We say that the quotient K/L is F-torsion if every element k ∈ K is annihilated (modulo L) by some ideal in F. Equivalently, for each k ∈ K there exists I ∈ F such that I ≤ L.colon {k}. This formulation avoids forming the quotient module explicitly.

Equations

• F.IsTorsionQuot L K = ∀ k ∈ K, ∃ I ∈ F, I ≤ Submodule.colon L {k}

theorem IdealFilter.isTorsionQuot_inter_left_iff {A : Type u_1} [Ring A] {F : IdealFilter A} {L K : Ideal A} : F.IsTorsionQuot (L ⊓ K) K ↔ F.IsTorsionQuot L K

Intersecting the left ideal with K does not change IsTorsionQuot on the right. In particular, IsTorsionQuot F L K need not require L ≤ K for it is equivalent to asserting the quotient K / (L ⊓ K) is F-torsion.

@[simp]

theorem IdealFilter.isTorsion_def {A : Type u_1} [Ring A] (F : IdealFilter A) (M : Type u_2) [AddCommMonoid M] [Module A M] : F.IsTorsion M ↔ ∀ (m : M), F.IsTorsionElem m

@[simp]

theorem IdealFilter.isTorsionQuot_def {A : Type u_1} [Ring A] {F : IdealFilter A} {L K : Ideal A} : F.IsTorsionQuot L K ↔ ∀ k ∈ ↑K, ∃ I ∈ F, I ≤ Submodule.colon L {k}

theorem IdealFilter.isTorsionQuot_self {A : Type u_1} [Ring A] (F : IdealFilter A) (I : Ideal A) : F.IsTorsionQuot I I

theorem IdealFilter.IsTorsionQuot.mono_left {A : Type u_1} [Ring A] {F : IdealFilter A} {I J K : Ideal A} (hIJ : I ≤ J) (hIK : F.IsTorsionQuot I K) : F.IsTorsionQuot J K

theorem IdealFilter.IsTorsionQuot.anti_right {A : Type u_1} [Ring A] {F : IdealFilter A} {I J K : Ideal A} (hJK : J ≤ K) (hIK : F.IsTorsionQuot I K) : F.IsTorsionQuot I J

theorem IdealFilter.IsTorsionQuot.mono {A : Type u_1} [Ring A] {F : IdealFilter A} {I J K L : Ideal A} (hIK : F.IsTorsionQuot I K) (hIJ : I ≤ J) (hLK : L ≤ K) : F.IsTorsionQuot J L

theorem IdealFilter.IsTorsionQuot.inf {A : Type u_1} [Ring A] {F : IdealFilter A} {I J K : Ideal A} (hI : F.IsTorsionQuot I K) (hJ : F.IsTorsionQuot J K) : F.IsTorsionQuot (I ⊓ J) K

theorem IdealFilter.isPFilter_gabrielComposition {A : Type u_1} [Ring A] (F G : IdealFilter A) : Order.IsPFilter {L : Ideal A | ∃ K ∈ G, F.IsTorsionQuot L K}

def IdealFilter.gabrielComposition {A : Type u_1} [Ring A] (F G : IdealFilter A) : IdealFilter A

The Gabriel composition of ideal filters F and G. See nLab: Gabriel composition.

Equations

• F.gabrielComposition G = ⋯.toPFilter

def IdealFilter.«term_•_» : Lean.TrailingParserDescr

F • G is the Gabriel composition of ideal filters F and G.

Equations

• IdealFilter.«term_•_» = Lean.ParserDescr.trailingNode `IdealFilter.«term_•_» 70 70 (Lean.ParserDescr.binary `andthen (Lean.ParserDescr.symbol " • ") (Lean.ParserDescr.cat `term 71))
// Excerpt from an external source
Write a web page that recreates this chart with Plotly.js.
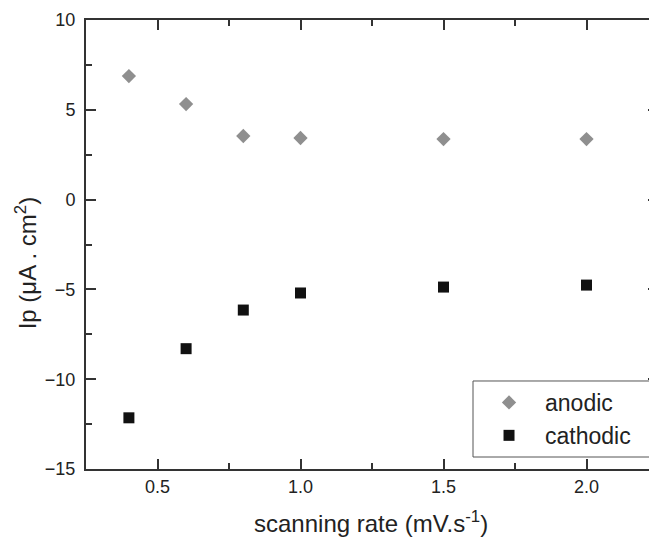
<!DOCTYPE html>
<html>
<head>
<meta charset="utf-8">
<script src="https://cdn.plot.ly/plotly-3.0.1.min.js"></script>
<style>html,body{margin:0;padding:0;overflow:hidden;background:#fff;}
#wrap{width:649px;height:539px;overflow:hidden;position:relative;}</style>
</head>
<body>
<div id="wrap"><div id="chart"></div></div>
<script>
var scanRate = [0.4, 0.6, 0.8, 1.0, 1.5, 2.0];
var anodic = [6.88, 5.32, 3.54, 3.43, 3.37, 3.37];
var cathodic = [-12.15, -8.3, -6.15, -5.2, -4.87, -4.76];
var xTicks = [0.5, 1.0, 1.5, 2.0];
var xTickText = ['0.5', '1.0', '1.5', '2.0'];
var yTicks = [-15, -10, -5, 0, 5, 10];

var font = 'Liberation Sans, Arial, Helvetica, sans-serif';
var traces = [
  {x: scanRate, y: anodic, mode: 'markers', type: 'scatter', name: 'anodic',
   marker: {symbol: 'diamond', size: 11, color: '#8f8f8f'}},
  {x: scanRate, y: cathodic, mode: 'markers', type: 'scatter', name: 'cathodic',
   marker: {symbol: 'square', size: 11, color: '#111111'}}
];
var axisCommon = {
  showline: true, linecolor: '#333', linewidth: 2, mirror: 'ticks',
  ticks: 'inside', ticklen: 10, tickwidth: 2, tickcolor: '#333',
  showgrid: false, zeroline: false,
  tickfont: {family: font, size: 18, color: '#222'},
  minor: {ticks: 'inside', ticklen: 6, tickwidth: 2, tickcolor: '#333', showgrid: false}
};
var layout = {
  width: 680, height: 539,
  margin: {l: 86, r: 22, t: 20, b: 70},
  paper_bgcolor: '#fff', plot_bgcolor: '#fff',
  showlegend: true,
  xaxis: Object.assign({}, axisCommon, {
    range: [0.25, 2.25], tickvals: xTicks, ticktext: xTickText,
    minor: Object.assign({}, axisCommon.minor, {dtick: 0.25, tick0: 0.25})
  }),
  yaxis: Object.assign({}, axisCommon, {
    range: [-15, 10], tickvals: yTicks, ticklabelstandoff: 5,
    minor: Object.assign({}, axisCommon.minor, {dtick: 2.5, tick0: 0})
  }),
  legend: {
    x: 0.6766, y: 0.196, xanchor: 'left', yanchor: 'top',
    bgcolor: 'rgba(0,0,0,0)', borderwidth: 0,
    font: {family: font, size: 23, color: '#222'},
    itemwidth: 62, tracegroupgap: 0
  },
  shapes: [
    {type: 'rect', xref: 'paper', yref: 'paper', x0: 0.6766, x1: 1.2, y0: 0.0267, y1: 0.196,
     fillcolor: '#fff', line: {color: '#555', width: 1}, layer: 'above'}
  ],
  annotations: [
    {text: 'scanning rate (mV.s<sup>-1</sup>)', xref: 'paper', yref: 'paper',
     x: 0.498, y: -0.081, xanchor: 'center', yanchor: 'top', showarrow: false,
     font: {family: font, size: 24, color: '#222'}},
    {text: 'Ip (μA . cm<sup>2</sup>)', xref: 'paper', yref: 'paper',
     x: -0.0, y: 0.458, xanchor: 'center', yanchor: 'middle', xshift: -60, showarrow: false,
     textangle: -90, font: {family: font, size: 24, color: '#222'}}
  ]
};
Plotly.newPlot('chart', traces, layout, {displayModeBar: false, staticPlot: true});
</script>
</body>
</html>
structure IdealFilter.IsGabriel {A : Type u_1} [Ring A] (F : IdealFilter A) extends F.IsUniform : Prop

An ideal filter is Gabriel if it satisfies IsUniform and axiom T4. See nLab: Gabriel filter.

• colon_mem {I : Ideal A} (hI : I ∈ F) (a : A) : Submodule.colon I {a} ∈ F
• gabriel_closed (I : Ideal A) (h : ∃ J ∈ F, ∀ x ∈ J, Submodule.colon I {x} ∈ F) : I ∈ F

  Axiom T4. See [Ste75].

theorem IdealFilter.isGabriel_iff {A : Type u_1} [Ring A] (F : IdealFilter A) : F.IsGabriel ↔ F.IsUniform ∧ F.gabrielComposition F = F

Characterization of Gabriel filters via IsUniform and idempotence of gabrielComposition.